WHAT THIS TASK INVOLVES -
Starting with the first line of the listing, quote each line exactly until and including the one with "return (x - L) / pw", leaving pictures out.

ENTRIES -

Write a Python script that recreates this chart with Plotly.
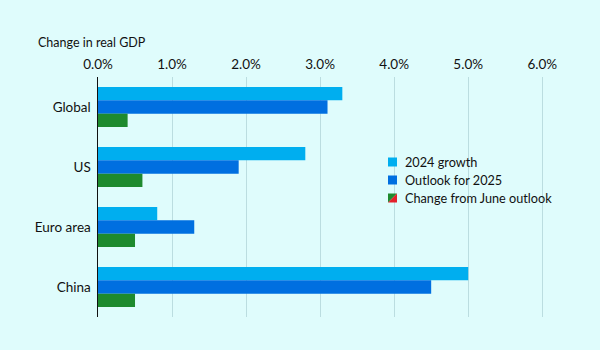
import plotly.graph_objects as go

categories = ["Global", "US", "Euro area", "China"]
growth_2024 = [3.3, 2.8, 0.8, 5.0]
outlook_2025 = [3.1, 1.9, 1.3, 4.5]
change_june = [0.4, 0.6, 0.5, 0.5]
tick_vals = [0, 1, 2, 3, 4, 5, 6]
tick_text = ["0.0%", "1.0%", "2.0%", "3.0%", "4.0%", "5.0%", "6.0%"]
legend_names = ["2024 growth", "Outlook for 2025", "Change from June outlook"]

C1, C2, C3, RED = "#00AEEF", "#006FE0", "#1E8A2E", "#E3202B"
BG = "#DFFCFC"
FONT = "Lato"
TXT = "#111111"

fig = go.Figure()
for name, vals, col in [(legend_names[0], growth_2024, C1),
                        (legend_names[1], outlook_2025, C2),
                        (legend_names[2], change_june, C3)]:
    fig.add_trace(go.Bar(y=categories, x=vals, orientation="h", name=name,
                         marker=dict(color=col, line=dict(width=0)), showlegend=False))

L, R, T, B = 98, 20, 77, 33
W, H = 600, 350
pw, ph = W - L - R, H - T - B

def px(x):
    return (x - L) / pw

def py(y):
    return (H - B - y) / ph

shapes = []
annotations = []
rows = [162, 180, 198]
sx0, sx1 = 388, 397
for i, (name, yc) in enumerate(zip(legend_names, rows)):
    y0, y1 = yc - 4.5, yc + 4.5
    if i < 2:
        shapes.append(dict(type="rect", xref="paper", yref="paper",
                           x0=px(sx0), x1=px(sx1), y0=py(y1), y1=py(y0),
                           fillcolor=[C1, C2][i], line=dict(width=0)))
    else:
        shapes.append(dict(type="path", xref="paper", yref="paper",
                           path=f"M {px(sx0)} {py(y0)} L {px(sx1)} {py(y0)} L {px(sx0)} {py(y1)} Z",
                           fillcolor=C3, line=dict(width=0)))
        shapes.append(dict(type="path", xref="paper", yref="paper",
                           path=f"M {px(sx1)} {py(y0)} L {px(sx1)} {py(y1)} L {px(sx0)} {py(y1)} Z",
                           fillcolor=RED, line=dict(width=0)))
    annotations.append(dict(text=name, xref="paper", yref="paper", x=px(403), y=py(yc),
                            xanchor="left", yanchor="middle", showarrow=False,
                            font=dict(family=FONT, size=12.7, color=TXT)))

annotations.append(dict(text="Change in real GDP", xref="paper", yref="paper",
                        x=px(36), y=py(42), xanchor="left", yanchor="middle",
                        showarrow=False, font=dict(family=FONT, size=12.5, color=TXT)))

fig.update_layout(
    width=W, height=H,
    margin=dict(l=L, r=R, t=T, b=B),
    paper_bgcolor=BG, plot_bgcolor=BG,
    barmode="group", bargap=0.333, bargroupgap=0,
    font=dict(family=FONT, size=13, color=TXT),
    shapes=shapes, annotations=annotations,
    xaxis=dict(side="top", range=[0, 6.51], tickvals=tick_vals, ticktext=tick_text,
               showgrid=True, gridcolor="#BBDDE0", gridwidth=1, zeroline=False,
               ticks="", showline=False, tickfont=dict(size=13.5, color=TXT),
               ticklabelstandoff=4),
    yaxis=dict(autorange="reversed", showline=True, linecolor="#111111", linewidth=1.2,
               showgrid=False, ticks="", ticksuffix=" ", tickfont=dict(size=13.5, color=TXT)),
)

fig.write_html("out.html")
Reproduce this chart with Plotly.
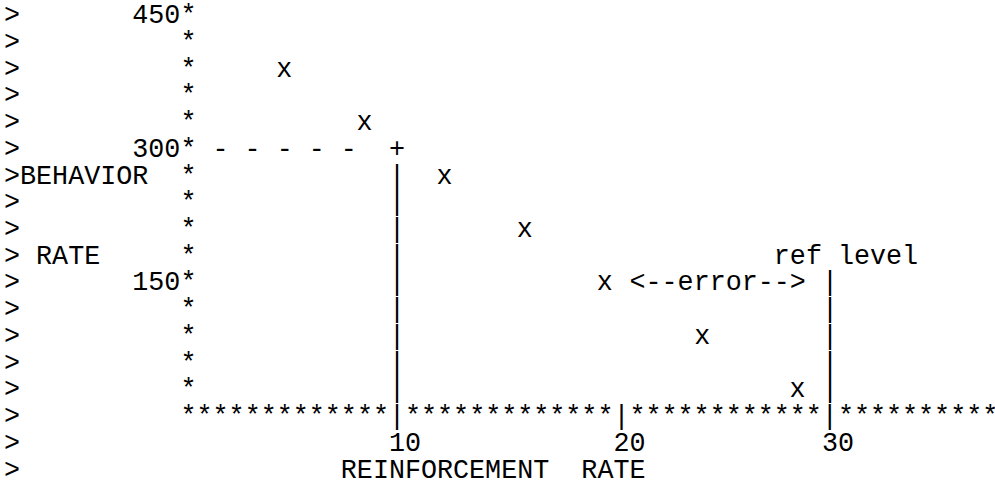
import plotly.graph_objects as go

# ---------------- data ----------------
reinforcement_rate = [4.8, 8.5, 12.2, 15.9, 19.6, 24.1, 28.5]
behavior_rate = [390, 330, 270, 210, 150, 90, 30]

x_tick_values = [10, 20, 30]
x_tick_labels = ["10", "20", "30"]
y_tick_values = [450, 300, 150]
y_tick_labels = ["450", "300", "150"]

set_point_rate = 10
set_point_behavior = 300
reference_level = 30
error_behavior = 150

x_title = "REINFORCEMENT  RATE"
y_title_lines = ["BEHAVIOR", "RATE"]
error_label = "<--error-->"
ref_label = "ref level"
quote_mark = ">"

# ---------------- character-grid geometry ----------------
W, H = 995, 481
FS = 26.73            # font size (px)
CW = FS * 0.6         # monospace advance
LH = 26.74            # line pitch
X0 = 4.0              # left edge of column 0 (px)
Y0 = 16.4             # text anchor of row 0 (px)
N_ROWS = 18
LAST_COL = 61
AXIS_COL = 11
COL_ORIGIN = 10.5     # column of reinforcement rate 0
COLS_PER_UNIT = 1.35
ROW_TOP_VALUE = 450
UNITS_PER_ROW = 30


def rate_at_col(c):
    return (c - COL_ORIGIN) / COLS_PER_UNIT


def col_of_rate(v):
    return round(COL_ORIGIN + COLS_PER_UNIT * v)


def beh_at_row(r):
    return ROW_TOP_VALUE - UNITS_PER_ROW * r


def row_of_beh(v):
    return round((ROW_TOP_VALUE - v) / UNITS_PER_ROW)


grid = {}


def put(row, col, text):
    for i, ch in enumerate(text):
        grid[(row, col + i)] = ch


axis_row = row_of_beh(0)

# e-mail quote markers
for r in range(N_ROWS):
    put(r, 0, quote_mark)

# y axis
for r in range(axis_row):
    put(r, AXIS_COL, "*")
for v, lab in zip(y_tick_values, y_tick_labels):
    put(row_of_beh(v), AXIS_COL - len(lab), lab)

# x axis
tick_cols = [col_of_rate(v) for v in x_tick_values]
ref_col = col_of_rate(reference_level)
for c in range(AXIS_COL, LAST_COL + 1):
    put(axis_row, c, "|" if c in tick_cols + [ref_col] else "*")
for c, lab in zip(tick_cols, x_tick_labels):
    put(axis_row + 1, c, lab)

# titles
put(axis_row + 2, 21, x_title)
put(6, 1, y_title_lines[0])
put(9, 2, y_title_lines[1])

# set point
sp_col = col_of_rate(set_point_rate)
sp_row = row_of_beh(set_point_behavior)
for c in range(AXIS_COL + 2, sp_col - 2, 2):
    put(sp_row, c, "-")
put(sp_row, sp_col, "+")
for r in range(sp_row + 1, axis_row):
    put(r, sp_col, "|")

# reference level and error
err_row = row_of_beh(error_behavior)
put(err_row - 1, ref_col - 3, ref_label)
for r in range(err_row, axis_row):
    put(r, ref_col, "|")
put(err_row, ref_col - 1 - len(error_label), error_label)

# group into runs of non-space characters
fx, fy, ft = [], [], []
for r in range(N_ROWS):
    cols = sorted(c for (rr, c) in grid if rr == r)
    run_start, run = None, ""
    prev = None
    for c in cols + [None]:
        ch = grid.get((r, c)) if c is not None else None
        if c is not None and ch != " " and prev is not None and c == prev + 1 and run:
            run += ch
        else:
            if run:
                center = run_start + (len(run) - 1) / 2
                fx.append(rate_at_col(center))
                fy.append(beh_at_row(r))
                ft.append(run)
            if c is not None and ch != " ":
                run_start, run = c, ch
            else:
                run_start, run = None, ""
        prev = c

font = dict(family="Liberation Mono, Courier New, monospace", size=FS, color="#000000")

fig = go.Figure()
fig.add_trace(go.Scatter(x=fx, y=fy, text=ft, mode="text",
                         textposition="middle center", textfont=font,
                         cliponaxis=False, hoverinfo="skip", showlegend=False))
fig.add_trace(go.Scatter(x=reinforcement_rate, y=behavior_rate,
                         text=["x"] * len(reinforcement_rate), mode="text",
                         textposition="middle center", textfont=font,
                         cliponaxis=False, hoverinfo="skip", showlegend=False))

x_left = rate_at_col(-X0 / CW - 0.5)
x_right = rate_at_col((W - X0) / CW - 0.5)
y_top = beh_at_row(-Y0 / LH)
y_bottom = beh_at_row((H - Y0) / LH)

fig.update_layout(
    width=W, height=H,
    margin=dict(l=0, r=0, t=0, b=0),
    paper_bgcolor="white", plot_bgcolor="white",
    xaxis=dict(range=[x_left, x_right], visible=False, fixedrange=True),
    yaxis=dict(range=[y_bottom, y_top], visible=False, fixedrange=True),
    hovermode=False,
)

fig.write_html(
    "out.html",
    config={"displayModeBar": False},
    post_script="document.body.style.margin='0';document.body.style.overflow='hidden';",
)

COMPLETE OUTPUT -
Write a Python script that recreates this chart with Plotly.
import plotly.graph_objects as go

categories = ["Global", "US", "Euro area", "China"]
growth_2024 = [3.3, 2.8, 0.8, 5.0]
outlook_2025 = [3.1, 1.9, 1.3, 4.5]
change_june = [0.4, 0.6, 0.5, 0.5]
tick_vals = [0, 1, 2, 3, 4, 5, 6]
tick_text = ["0.0%", "1.0%", "2.0%", "3.0%", "4.0%", "5.0%", "6.0%"]
legend_names = ["2024 growth", "Outlook for 2025", "Change from June outlook"]

C1, C2, C3, RED = "#00AEEF", "#006FE0", "#1E8A2E", "#E3202B"
BG = "#DFFCFC"
FONT = "Lato"
TXT = "#111111"

fig = go.Figure()
for name, vals, col in [(legend_names[0], growth_2024, C1),
                        (legend_names[1], outlook_2025, C2),
                        (legend_names[2], change_june, C3)]:
    fig.add_trace(go.Bar(y=categories, x=vals, orientation="h", name=name,
                         marker=dict(color=col, line=dict(width=0)), showlegend=False))

L, R, T, B = 98, 20, 77, 33
W, H = 600, 350
pw, ph = W - L - R, H - T - B

def px(x):
    return (x - L) / pw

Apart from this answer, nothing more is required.